A bright future while embracing the past
It’s the 30th May 2013, and MV is crammed, together with 300 or so others, into the Marshall Amps Studio near Milton Keynes. It’s the first gig from Black Star Riders and singer Ricky Warwick says this to the crowd: “All we want to do is keep the spirit of Thin Lizzy alive and play two hundred plus shows a year….”
In the last four years, they’ve done all that and more. “Heavy Fire” is their third record since then, they’ve never been off the gig scene and the first part of that sentence – the Thin Lizzy part – is always going to be taken care of simply because three of these men were in the last incarnation of the band and one of them, well, one of them is Scott Gorham.

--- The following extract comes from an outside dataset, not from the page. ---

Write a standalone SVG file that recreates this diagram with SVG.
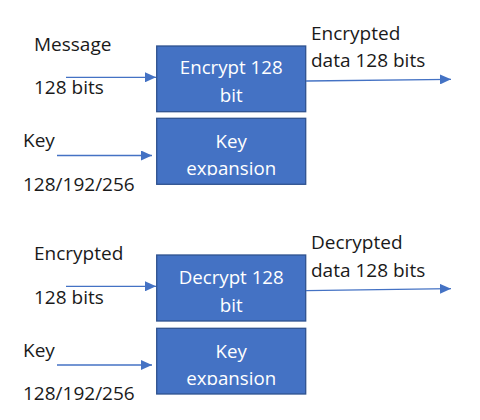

But, whilst everyone – including the band – knows the history, it is a fact that BSR have always been a band that looked to the future while embracing their past. In that context “Heavy Fire” is merely a continuation of the evolution that they began in 2012 when they decided that the new songs they’d got in the bag were not songs for a new Thin Lizzy album at all, but a new band (a decision that was as right then as it is now).
It is also fair to say that “…Fire” is their most consistent record yet.
Ten songs, no flab and very little filler. Recording again with Nick Raskulinecz (Foo Fighters, Rush) this time they’ve honed their sound – and in doing so have moved a little further away from that Thin Lizzy sound then they had before.
That’s not say it has gone completely. Let’s be honest, any hard rock band that doesn’t have an element of the greatest hard rock band of all time is doing it wrong. To that end “Dancing With The Wrong Girl” and “Testify Or Say Goodbye” are very much what you’d guess what Lizzy would sound like were they still around. The former has a line: “I will admit it, I was four sheets to the wind, but to break your heart was clearly not my intention” which couldn’t be more Phil Lynott if it tried, and the latter does that guitar harmony thing in a way that only Gorham can.
Elsewhere though, “Heavy Fire” sees the band stretch themselves into making a brilliantly fresh – and just brilliant – record. The title track, which kicks things off with a guitar solo no less, will strike a chord with those who loved Warwick’s first band The Almighty in their “Just Add Life” mid-90s days. “Who Rides The Tiger” is another that owes more to that stuff than the previous Riders work.
Saying that, however, there is nothing here that is too much of a departure, but it does a Ricky Warwick stamp on it. “When The Night Comes In” is probably the highlight here, and is the type of thing that he does on his wonderful solo records but is yet more proof that he and guitarist Damon Johnson – the other of the trio of ex- Lizzy men – have a really special musical bond. “Cold War Love” is more understated, but no less impressive as they enter a more troubadour like mode.
There are songs here that push the envelope. “Thinking About You Could Get Me Killed” sees bass man Robbie Crane to the fore and there’s frisson of funkiness in the riff for “True Blue Kid” which is almost as if they know they’ve found their sound and will happily investigate its outer edges.
“Ticket To Rise” is one of a number that uses soul-filled backing vocals and comes in with a slammer of a chorus, and the conclusion to the collection is a heads-down rock’n’ roller and “Letting Go Me Of Me” seems to suggest that there’s plenty of mileage left in this journey.
The almost constant activity shows a band that is old school in their work ethic perhaps, but “Heavy Fire” is absolutely the sound of a band that is not just looking to the future, but cementing a legacy all of their own.